___ Given material
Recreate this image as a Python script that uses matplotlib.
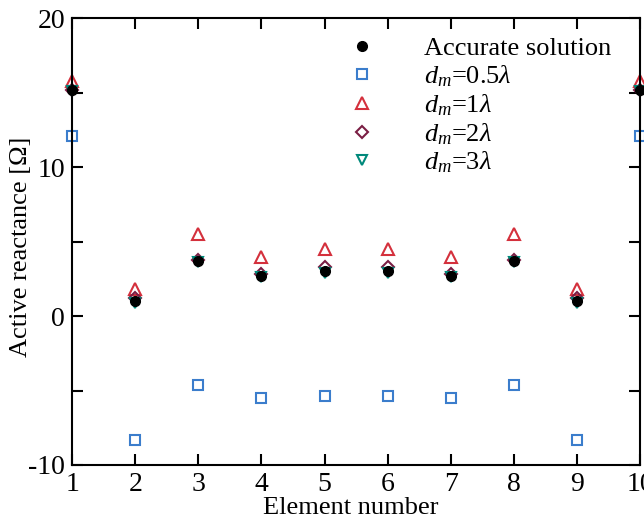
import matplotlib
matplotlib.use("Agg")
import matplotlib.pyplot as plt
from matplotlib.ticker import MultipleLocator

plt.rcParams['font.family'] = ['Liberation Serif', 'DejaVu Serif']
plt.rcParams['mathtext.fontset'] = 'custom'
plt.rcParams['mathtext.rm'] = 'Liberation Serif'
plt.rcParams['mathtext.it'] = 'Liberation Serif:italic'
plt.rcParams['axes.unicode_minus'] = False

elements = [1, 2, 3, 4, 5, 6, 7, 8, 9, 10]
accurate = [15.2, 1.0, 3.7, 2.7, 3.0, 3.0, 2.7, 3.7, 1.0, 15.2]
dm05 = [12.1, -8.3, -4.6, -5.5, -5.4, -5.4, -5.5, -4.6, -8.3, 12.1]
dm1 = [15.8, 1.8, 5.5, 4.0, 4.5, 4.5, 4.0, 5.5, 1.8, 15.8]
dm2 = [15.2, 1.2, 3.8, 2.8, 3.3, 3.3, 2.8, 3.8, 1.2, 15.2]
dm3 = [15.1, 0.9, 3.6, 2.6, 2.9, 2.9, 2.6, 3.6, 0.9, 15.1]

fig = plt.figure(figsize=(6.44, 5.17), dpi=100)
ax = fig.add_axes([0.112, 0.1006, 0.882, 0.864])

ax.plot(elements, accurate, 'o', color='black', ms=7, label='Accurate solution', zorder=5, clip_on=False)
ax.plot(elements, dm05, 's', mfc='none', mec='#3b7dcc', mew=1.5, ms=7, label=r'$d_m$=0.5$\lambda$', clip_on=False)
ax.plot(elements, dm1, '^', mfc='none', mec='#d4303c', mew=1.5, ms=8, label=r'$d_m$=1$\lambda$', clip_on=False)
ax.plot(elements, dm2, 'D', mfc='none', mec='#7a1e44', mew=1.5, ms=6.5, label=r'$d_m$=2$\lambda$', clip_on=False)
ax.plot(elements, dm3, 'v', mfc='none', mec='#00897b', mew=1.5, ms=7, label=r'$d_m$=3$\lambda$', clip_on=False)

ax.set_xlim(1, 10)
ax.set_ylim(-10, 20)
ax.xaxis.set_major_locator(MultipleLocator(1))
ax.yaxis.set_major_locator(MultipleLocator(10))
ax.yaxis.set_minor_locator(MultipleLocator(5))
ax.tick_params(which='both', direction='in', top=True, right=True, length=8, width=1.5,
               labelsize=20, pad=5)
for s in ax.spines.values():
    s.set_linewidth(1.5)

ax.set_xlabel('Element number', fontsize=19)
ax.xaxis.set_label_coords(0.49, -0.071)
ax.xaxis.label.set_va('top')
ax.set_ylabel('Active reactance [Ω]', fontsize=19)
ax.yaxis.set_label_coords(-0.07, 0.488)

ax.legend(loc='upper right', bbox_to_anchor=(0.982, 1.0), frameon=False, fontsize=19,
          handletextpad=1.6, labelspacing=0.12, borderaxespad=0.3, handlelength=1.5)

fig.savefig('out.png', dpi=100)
______
» **Instructions to follow**
Every line of text is to be repeated exactly; pictures are left out.

» **Full output**
Recreate this image as a Python script that uses matplotlib.
import matplotlib
matplotlib.use("Agg")
import matplotlib.pyplot as plt
from matplotlib.ticker import MultipleLocator

plt.rcParams['font.family'] = ['Liberation Serif', 'DejaVu Serif']
plt.rcParams['mathtext.fontset'] = 'custom'
plt.rcParams['mathtext.rm'] = 'Liberation Serif'
plt.rcParams['mathtext.it'] = 'Liberation Serif:italic'
plt.rcParams['axes.unicode_minus'] = False

elements = [1, 2, 3, 4, 5, 6, 7, 8, 9, 10]
accurate = [15.2, 1.0, 3.7, 2.7, 3.0, 3.0, 2.7, 3.7, 1.0, 15.2]
dm05 = [12.1, -8.3, -4.6, -5.5, -5.4, -5.4, -5.5, -4.6, -8.3, 12.1]
dm1 = [15.8, 1.8, 5.5, 4.0, 4.5, 4.5, 4.0, 5.5, 1.8, 15.8]
dm2 = [15.2, 1.2, 3.8, 2.8, 3.3, 3.3, 2.8, 3.8, 1.2, 15.2]
dm3 = [15.1, 0.9, 3.6, 2.6, 2.9, 2.9, 2.6, 3.6, 0.9, 15.1]

fig = plt.figure(figsize=(6.44, 5.17), dpi=100)
ax = fig.add_axes([0.112, 0.1006, 0.882, 0.864])

ax.plot(elements, accurate, 'o', color='black', ms=7, label='Accurate solution', zorder=5, clip_on=False)
ax.plot(elements, dm05, 's', mfc='none', mec='#3b7dcc', mew=1.5, ms=7, label=r'$d_m$=0.5$\lambda$', clip_on=False)
ax.plot(elements, dm1, '^', mfc='none', mec='#d4303c', mew=1.5, ms=8, label=r'$d_m$=1$\lambda$', clip_on=False)
ax.plot(elements, dm2, 'D', mfc='none', mec='#7a1e44', mew=1.5, ms=6.5, label=r'$d_m$=2$\lambda$', clip_on=False)
ax.plot(elements, dm3, 'v', mfc='none', mec='#00897b', mew=1.5, ms=7, label=r'$d_m$=3$\lambda$', clip_on=False)

ax.set_xlim(1, 10)
ax.set_ylim(-10, 20)
ax.xaxis.set_major_locator(MultipleLocator(1))
ax.yaxis.set_major_locator(MultipleLocator(10))
ax.yaxis.set_minor_locator(MultipleLocator(5))
ax.tick_params(which='both', direction='in', top=True, right=True, length=8, width=1.5,
               labelsize=20, pad=5)
for s in ax.spines.values():
    s.set_linewidth(1.5)

ax.set_xlabel('Element number', fontsize=19)
ax.xaxis.set_label_coords(0.49, -0.071)
ax.xaxis.label.set_va('top')
ax.set_ylabel('Active reactance [Ω]', fontsize=19)
ax.yaxis.set_label_coords(-0.07, 0.488)

ax.legend(loc='upper right', bbox_to_anchor=(0.982, 1.0), frameon=False, fontsize=19,
          handletextpad=1.6, labelspacing=0.12, borderaxespad=0.3, handlelength=1.5)

fig.savefig('out.png', dpi=100)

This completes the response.